-Management plans ‘new strategy’ by next year
Liberia Electricity Corporation (LEC) Chief Executive Officer, John Ashley, says the corporation is losing US$35 million to power theft, a situation that continues to hamper the entity’s effective function.
Ashley made the disclosure on Friday, December 7, 2018, at a news conference held at the headquarters of the Liberia National Police (LNP) in Monrovia. He said that the LEC is currently generating US$1.4 million monthly, while a large quantity of its revenue is abused by “electricity thieves.”
Mr. Ashley said the loss is caused by illegal connections, bypassing meters, damaged meters, non-payment of bills, and misreading of meters for postpaid customers.
The situation, he said, has resulted to the LEC generating little funds to undertake much needed repair and maintenance programs.
“The illegal connections are causing transformers to burn out. Currently, over 80 transformers across Monrovia are burned out, thereby causing many of the communities to go for weeks without power supply,” Ashley said.
He said with support of members of the Board, the corporation has put in place an “emergency procurement of 90 transformers.”
He added, “We have a contract with a local Liberian transformer repair company, who can repair and deliver 10 transformers per week, but again, it has almost 100 damaged transformers for repair that are yet to be delivered.”
Mr. Ashley said the LEC has now changed 14 damaged transformers over the last 10 days, but have planned to ramp up the effort as more transformers become available.
Additionally, up to September 2018, LEC had new meters, “and so we have access to 3,000 meters, and we are procuring 2,500 more from the corporation’s own meager resources.”
He further said that the German Donor KfW is procuring 5,000 meters for LEC, and Millennium Challenge Account-Liberia is also procuring additional 2,500 meters.
“Our priority is to replace those damaged meters and connect those people who have paid for a connection but have not been connected. Our next priority is new connections in areas where networks exist,” Mr. Ashley said.
He said LEC has commenced an intensive community engagement campaign aimed at getting community members to take ownership of their transformers and to police networks that would prevent illegal connections.

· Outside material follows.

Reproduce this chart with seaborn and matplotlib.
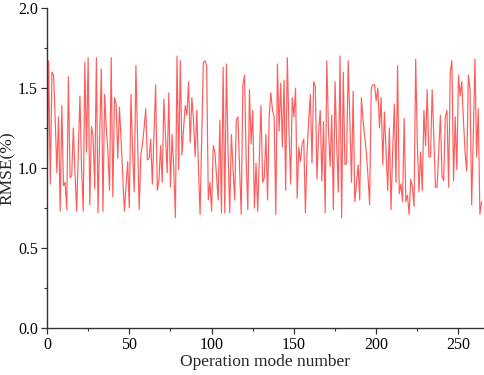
import matplotlib
matplotlib.use("Agg")
import matplotlib.pyplot as plt
import seaborn as sns
import numpy as np
import pandas as pd
from matplotlib.ticker import MultipleLocator

seg1 = [0.75, 1.67, 0.90, 1.60, 1.58, 1.30, 0.97, 1.32, 0.73, 1.39, 0.89, 0.91, 0.74, 1.57, 0.94, 0.95, 1.25, 0.98, 0.73, 1.10,
        1.45, 1.00, 0.73, 1.66, 1.10, 1.69, 0.77, 1.26, 1.20, 0.87, 1.69, 0.72, 1.20, 1.62]
seg2 = [0.73, 1.46, 1.25, 1.10, 0.86, 1.69, 0.82, 1.44, 1.40, 1.06, 1.38, 1.18, 0.95, 0.73, 0.88, 1.04, 0.75, 1.46, 1.10, 0.85,
        1.64, 1.20, 0.74, 1.08, 1.15, 1.25, 1.37, 1.05, 1.06, 1.18, 0.90, 1.20, 1.52]
seg3 = [0.86, 0.92, 1.14, 0.91, 1.43, 1.20, 0.97, 1.47, 0.88, 1.21, 1.00, 0.69, 1.70, 0.99, 1.67, 1.08, 1.25, 1.39, 1.33, 1.54,
        1.16, 1.44, 1.30, 1.07, 1.36, 1.00, 0.71, 1.20, 1.66, 1.67, 1.64, 0.80, 0.91]
seg4 = [0.73, 1.14, 1.10, 0.95, 0.80, 1.30, 0.72, 1.63, 0.72, 1.65, 1.10, 0.72, 1.21, 1.00, 0.80, 1.30, 1.32, 1.00, 0.71, 1.52,
        1.58, 1.05, 0.74, 1.49, 1.15, 1.36, 0.75, 1.03, 0.73, 1.05, 1.39, 0.91, 0.94]
seg5 = [1.21, 0.80, 1.33, 1.47, 1.36, 1.32, 0.71, 1.65, 1.23, 1.53, 1.13, 1.55, 0.86, 1.69, 1.25, 0.90, 1.44, 1.32, 1.50, 0.81,
        1.13, 1.04, 1.15, 1.18, 0.72, 1.10, 1.30, 1.46, 1.03, 1.54, 1.51, 0.93, 1.22]
seg6 = [1.36, 0.92, 1.29, 0.72, 1.67, 1.25, 1.01, 1.33, 0.74, 1.54, 1.15, 0.85, 1.70, 0.69, 1.60, 1.02, 1.03, 1.67, 1.30, 0.91,
        1.48, 0.79, 0.90, 1.02, 0.80, 1.44, 1.30, 1.20, 1.10, 0.95, 0.77, 1.50, 1.52]
seg7 = [1.52, 1.42, 1.50, 1.25, 1.44, 1.02, 1.35, 1.10, 0.86, 1.25, 0.74, 1.10, 1.40, 0.91, 1.64, 0.84, 0.90, 0.79, 1.31, 0.79,
        0.83, 0.71, 0.93, 0.88, 0.76, 1.68, 1.15, 0.85, 1.10, 0.86, 1.36, 1.14, 1.49, 1.07]
seg8 = [1.07, 1.49, 1.20, 0.88, 0.88, 1.10, 1.33, 0.95, 0.92, 1.32, 1.36, 0.88, 1.60, 1.67, 0.92, 1.32, 0.99, 1.58, 1.45, 1.54,
        1.30, 1.10, 0.98, 1.58, 1.49, 0.77, 1.20, 1.68, 1.07, 1.37, 0.71, 0.79]

rmse = seg1 + seg2 + seg3 + seg4 + seg5 + seg6 + seg7 + seg8
mode = list(range(len(rmse)))

df = pd.DataFrame({"mode": mode, "rmse": rmse})

sns.set_style("ticks")
plt.rcParams["font.family"] = ["Liberation Serif", "DejaVu Serif"]
plt.rcParams["xtick.direction"] = "out"
plt.rcParams["ytick.direction"] = "out"

fig = plt.figure(figsize=(4.84, 3.75), dpi=100)
ax = fig.add_axes([47/484, 47/375, 437/484, 320/375])

sns.lineplot(data=df, x="mode", y="rmse", ax=ax, color="#ff5c5c", linewidth=0.85)

ax.set_xlim(0, 265.5)
ax.set_ylim(0, 2.0)
ax.xaxis.set_major_locator(MultipleLocator(50))
ax.xaxis.set_minor_locator(MultipleLocator(25))
ax.yaxis.set_major_locator(MultipleLocator(0.5))
ax.yaxis.set_minor_locator(MultipleLocator(0.25))
ax.yaxis.set_major_formatter(matplotlib.ticker.FormatStrFormatter("%.1f"))
ax.tick_params(axis="both", which="major", length=4, width=0.9, labelsize=11.5,
               colors="#333333", labelcolor="black", pad=2.5)
ax.tick_params(axis="both", which="minor", length=2.5, width=0.8, colors="#333333")
for s in ["top", "right"]:
    ax.spines[s].set_visible(False)
for s in ["left", "bottom"]:
    ax.spines[s].set_linewidth(1.0)
    ax.spines[s].set_color("#333333")

ax.set_xlabel("Operation mode number", fontsize=12.5, labelpad=1)
ax.set_ylabel("RMSE(%)", fontsize=12.5)
ax.yaxis.set_label_coords(-0.072, 0.5)

fig.savefig("out.png", dpi=100)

Since the campaign was launched, Ashley said it has succeeded so far, with community dwellers appreciating LEC authorities.
“We hereby call on community dwellers to be patient, while LEC management go about addressing the challenges. People should desist from protesting as it delays our efforts to address issues faced by the LEC,” Mr. Ashley assured residents.
He said that the corporation has planned to move away from direct cash transactions of any kind. Beginning 2019, customers will be allowed to use bank transfers and mobile money for all transactions with LEC when the new program is enacted.
“We are in discussions with the banks and mobile money operators to implement this as early as possible in the new year,” Ashley said.